Over time Abram’s descendants focused more on what God was to do for them and forgot about the responsibility to “be a blessing” in God’s name. 

Again it was God’s abundant mercies that caused God to reach out to the disobedient seed of Abram (now called Abraham). Through mighty deeds God demonstrated His steadfast love by delivering a slave people from Egyptian captivity and making a mighty nation from a people who were not a people. 

It was abundant mercy that caused God to reach out yet again to His chosen people at Mount Sinai. History calls this the giving of the Ten Commandments. Theologians describe it as God establishing another covenant with His people; another example that the “steadfast love of the Lord never ceases and that His mercy never comes to an end.” 
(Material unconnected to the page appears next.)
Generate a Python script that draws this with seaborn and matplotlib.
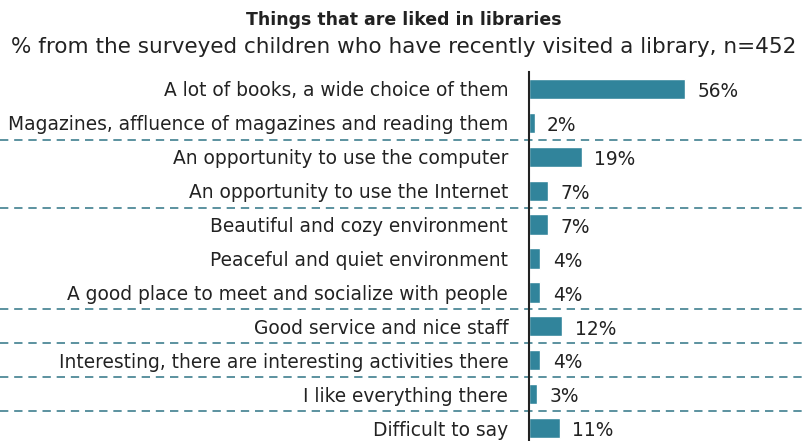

At the time of Adam and Eve, at the time of Abram, at the time of Moses it was God’s love and mercy that “blots out all our iniquities” (Ps. 51:1). In Psalm 136:1, the writer affirms that God’s love “is sufficient for us,” and in Psalm 52:1, the writer says as believers we have confidence in “the steadfast love of the Lord.” 

God’s love and mercy have always been purposeful. They have always been the source of hope that men and women, boys and girls might live in relationship with God as intended at creation. 

Throughout a checkered history of faithfulness and disobedience, Israel’s relationship with God rested on God’s steadfast love and abundant mercy. It is no wonder that Psalm 36:7 confesses, “How precious is your steadfast love, O God. All people may take refuge in the shadow of your wings.” 

Isn’t that a wonderful picture? Like a baby bird nestles safely under the wing of its mother, believers rest under the steadfast love and abundant mercy of God.

The Old Testament story of Israel’s reliance on God’s love and mercy also is a forerunner of our individual stories. It was God’s steadfast love that caused Him to send His one and only Son “not to condemn the world but that the world through Him might be saved” (John 3:17).

Jesus came into the world to seek and to save those who are lost (Luke 19:10). That includes you and me, for all have sinned and fallen short of the glory of God (Rom. 3:23). 

And like Israel of old, we can take refuge under the shadow of God’s wing by trusting in God’s one and only Son. First John 1:9 says, “If we confess our sins He is faithful and just to forgive us our sin and to cleanse us from all unrighteousness.” 

Forgiveness is still based on God’s steadfast love and abundant mercy just as it always has been. God makes reconciliation possible. Ours is to respond to God’s initiative. 

Like Abraham, Moses and all the other heroes of the faith, those who have been reconciled by God’s steadfast love and abundant mercy live in those same graces. The Psalmist expressed this truth in Psalm 118 when he wrote that all those who fear the Lord have confidence in the steadfast love of the Lord — every day, all day. 

The apostle Paul phrased the same truth in different words. He asked, rhetorically, “Who can separate us from the love of Christ” (Rom. 8:35). Answering his own question, Paul declared nothing in this world or any other world can come between a believer and God’s steadfast love and abundant mercy: not trouble; not hardship; not persecution or famine; neither nakedness nor danger nor sword. 

Not even death or demons, angels or powers nor anything else in all creation is able to separate the believer from the steadfast love and abundant mercy of God that is expressed in Christ Jesus. Nothing today, tomorrow or forever. 

Is it any wonder that the apostle Paul would later write, “We are hard pressed on every side but not crushed; perplexed but not in despair; persecuted but not abandoned; struck down but not destroyed” (2 Cor. 4:8). 

That same confidence proclaimed in the apostle’s words belongs to every believer no matter the circumstances of life because “the steadfast love of the Lord never ceases; His mercies never come to an end. They are new every morning.”